While many of my colleagues in literary studies flock to GLAM institutions to perform research, too few embrace those institutions as partners for dissemination and project development. Digital humanists should continue to strengthen ties to GLAM institutions, which possess the records, the networks and the mission to cultivate respectful outreach to local communities.
English departments ought to celebrate digital projects that make literary studies relevant outside university gates (and MLA conventions). As reading is increasingly mediated through screens, we have a responsibility to meet the public where they read.
The most exciting digital projects enable readers to ask new questions of texts. For example, MLA presenters at the “Bicentennial Bits and Bytes” session discussed their Digital Frankenstein project, which will allow readers to compare different editions of Frankenstein to identify how the novel changed over its various editions or in relation to the genres of horror and science fiction. A variorum edition is nothing new, but here is one that will adapt to the interests of its reader.

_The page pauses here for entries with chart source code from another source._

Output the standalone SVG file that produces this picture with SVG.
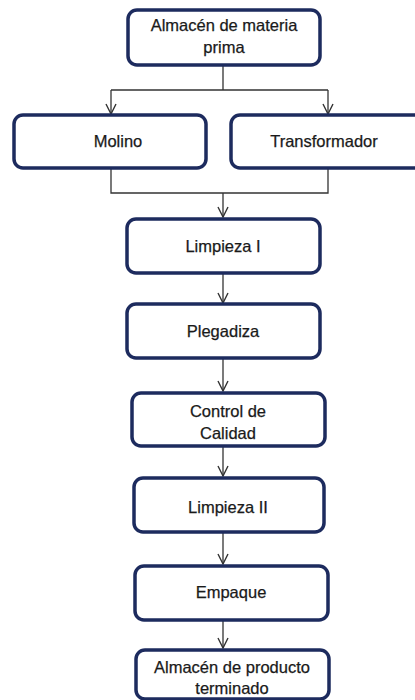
<svg xmlns="http://www.w3.org/2000/svg" width="415" height="700" viewBox="0 0 415 700">
<style>
.box{fill:#fff;stroke:#1d2b5e;stroke-width:3.5}
.t{font-family:"Liberation Sans",Arial,sans-serif;font-size:16.5px;fill:#1a1a1a;stroke:#1a1a1a;stroke-width:0.25;text-anchor:middle}
.c{fill:none;stroke:#333;stroke-width:1.3}
</style>
<defs>
<marker id="a" viewBox="0 0 12 12" refX="11" refY="6" markerWidth="12" markerHeight="12" markerUnits="userSpaceOnUse" orient="auto">
<path d="M1,1 L11,6 L1,11" fill="none" stroke="#333" stroke-width="1.4"/>
</marker>
</defs>
<rect width="415" height="700" fill="#fff"/>
<g id="connectors">
<path class="c" d="M223,65 V90 M111,90 H328"/>
<path class="c" d="M111,90 V114" marker-end="url(#a)"/>
<path class="c" d="M328,90 V114" marker-end="url(#a)"/>
<path class="c" d="M111,168 V193 H328 V168"/>
<path class="c" d="M223,193 V217" marker-end="url(#a)"/>
<path class="c" d="M223,273 V303" marker-end="url(#a)"/>
<path class="c" d="M223,358 V391" marker-end="url(#a)"/>
<path class="c" d="M223,446 V476" marker-end="url(#a)"/>
<path class="c" d="M223,532 V564" marker-end="url(#a)"/>
<path class="c" d="M223,620 V648" marker-end="url(#a)"/>
</g>
<g id="n1"><rect class="box" x="128" y="10" width="192" height="55" rx="9"/><text class="t" x="224" y="31">Almacén de materia</text><text class="t" x="224" y="53">prima</text></g>
<g id="n2"><rect class="box" x="14" y="115" width="192" height="53" rx="9"/><text class="t" x="118" y="147">Molino</text></g>
<g id="n3"><rect class="box" x="231" y="115" width="192" height="53" rx="9"/><text class="t" x="324" y="147">Transformador</text></g>
<g id="n4"><rect class="box" x="127" y="219" width="193" height="54" rx="9"/><text class="t" x="223" y="252">Limpieza I</text></g>
<g id="n5"><rect class="box" x="127" y="304" width="193" height="54" rx="9"/><text class="t" x="223" y="337">Plegadiza</text></g>
<g id="n6"><rect class="box" x="132" y="393" width="193" height="53" rx="9"/><text class="t" x="228" y="417">Control de</text><text class="t" x="228" y="439">Calidad</text></g>
<g id="n7"><rect class="box" x="134" y="478" width="190" height="54" rx="9"/><text class="t" x="228" y="513">Limpieza II</text></g>
<g id="n8"><rect class="box" x="135" y="566" width="193" height="54" rx="9"/><text class="t" x="231" y="598">Empaque</text></g>
<g id="n9"><rect class="box" x="136" y="650" width="193" height="49" rx="9"/><text class="t" x="232" y="673">Almacén de producto</text><text class="t" x="232" y="694">terminado</text></g>
</svg>
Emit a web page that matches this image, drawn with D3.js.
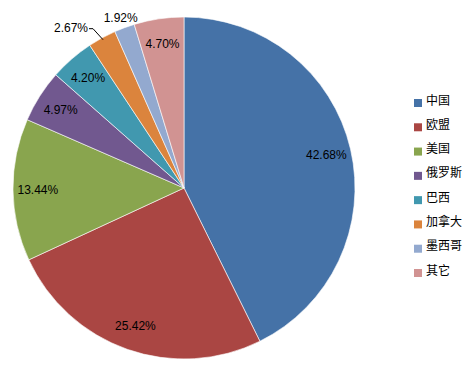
<!DOCTYPE html>
<html><head><meta charset="utf-8">
<script src="https://cdn.jsdelivr.net/npm/d3@7/dist/d3.min.js"></script>
<style>body{margin:0;background:#fff}svg{display:block}</style>
</head><body>
<script>
const categories = ["中国","欧盟","美国","俄罗斯","巴西","加拿大","墨西哥","其它"];
const values = [42.68, 25.42, 13.44, 4.97, 4.20, 2.67, 1.92, 4.70];
const colors = ["#4572A7","#AA4643","#89A54E","#71588F","#4198AF","#DB843D","#93A9CF","#D19392"];

const W = 474, H = 366;
const cx = 184, cy = 188, R = 171;
const svg = d3.select("body").append("svg").attr("width", W).attr("height", H);

const pie = d3.pie().sort(null).value(d => d);
const arcs = pie(values);
const arc = d3.arc().innerRadius(0).outerRadius(R);
const g = svg.append("g").attr("transform", `translate(${cx},${cy})`);
const color = d3.scaleOrdinal().domain(categories).range(colors);

g.selectAll("path").data(arcs).enter().append("path")
  .attr("d", arc)
  .attr("fill", (d, i) => color(categories[i]))
  .attr("stroke", "#fff").attr("stroke-width", 0.6);

const font = "'Liberation Sans', Arial, sans-serif";
arcs.forEach((d, i) => {
  const mid = (d.startAngle + d.endAngle) / 2;
  let rho = 0.855 * R;
  const txt = values[i].toFixed(2) + "%";
  if (values[i] < 2) { rho = R + 11; }
  if (values[i] > 2.5 && values[i] < 3) {
    // outside label with leader line
    const ex = (R - 2) * Math.sin(mid), ey = -(R - 2) * Math.cos(mid);
    const lx = ex - 10, ly = ey - 11;
    g.append("polyline")
      .attr("points", `${ex},${ey} ${lx},${ly} ${lx-4},${ly}`)
      .attr("fill", "none").attr("stroke", "#000").attr("stroke-width", 1);
    g.append("text").attr("x", lx - 5).attr("y", ly - 1).attr("dy", "0.35em")
      .attr("text-anchor", "end").attr("font-family", font).attr("font-size", 12)
      .attr("fill", "#000").text(txt);
    return;
  }
  const x = rho * Math.sin(mid), y = -rho * Math.cos(mid);
  g.append("text").attr("x", x).attr("y", y).attr("dy", "0.35em")
    .attr("text-anchor", "middle").attr("font-family", font).attr("font-size", 12)
    .attr("fill", "#000").text(txt);
});

const ly = d3.scalePoint().domain(categories).range([100, 270]);
const leg = svg.append("g");
categories.forEach(c => {
  leg.append("rect").attr("x", 414).attr("y", ly(c) - 1).attr("width", 8).attr("height", 8)
    .attr("fill", color(c));
  leg.append("text").attr("x", 426).attr("y", ly(c)).attr("dy", "0.38em")
    .attr("font-family", "'Noto Sans CJK SC', sans-serif").attr("font-size", 12)
    .attr("fill", "#000").text(c);
});
</script>
</body></html>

In addition to serving individual fields, community engagement through digital projects is productive for the discipline more widely. Even projects that showcase techno-novelty can help convey the complexities of literature to a new generation of readers. We in literary disciplines want to see our fields create a sustainable pipeline -- students, graduate students and faculty members -- but realistically, we can’t do that unless we cultivate more enthusiasm among the general public for what literature can do.
History has many amateur historians. Literary studies ought to inspire more literary enthusiasts: people outside the academy who care enough about literature to pursue it on their own time. Today’s enthusiast is tomorrow’s ally. Literary studies -- and the humanities more broadly -- could use more allies. And American society could use a lot more of the skills we teach, especially close reading, source evaluation and the ability to place texts within contexts.
Community engagement can be difficult. Over the past couple of years, I have done my share of outreach from perches within archives and research libraries. I have been cornered by overly zealous Wikipedians and confronted by individuals with noxious political views. Addressing a skeptical and sometimes hostile public can be frustrating and sometimes threatening. To organize public events, even one as simple as a public reading group, is to confront vast inequalities and a dysfunctional public education system.
The digital humanities alone won’t fix these societal problems. Nor can higher education. But reaching out to local communities is a first step toward restoring a badly frayed social covenant -- and DH offers one pathway forward.
This year’s MLA convention theme, “#States of Insecurity,” presages the need for public-minded digital humanities. A guard against insecurity is sustainability. Given higher education’s reliance upon public support (albeit a diminishing share), public perception matters. The removal of the “grad tax” from the recent tax legislation underscores the power of graduate students and faculty to affect public policy.
We have more work yet to do. There is no shortcut to restoring public confidence, but I am convinced that it begins well-intentioned humanists, working inside and outside universities, embracing digital work as public work.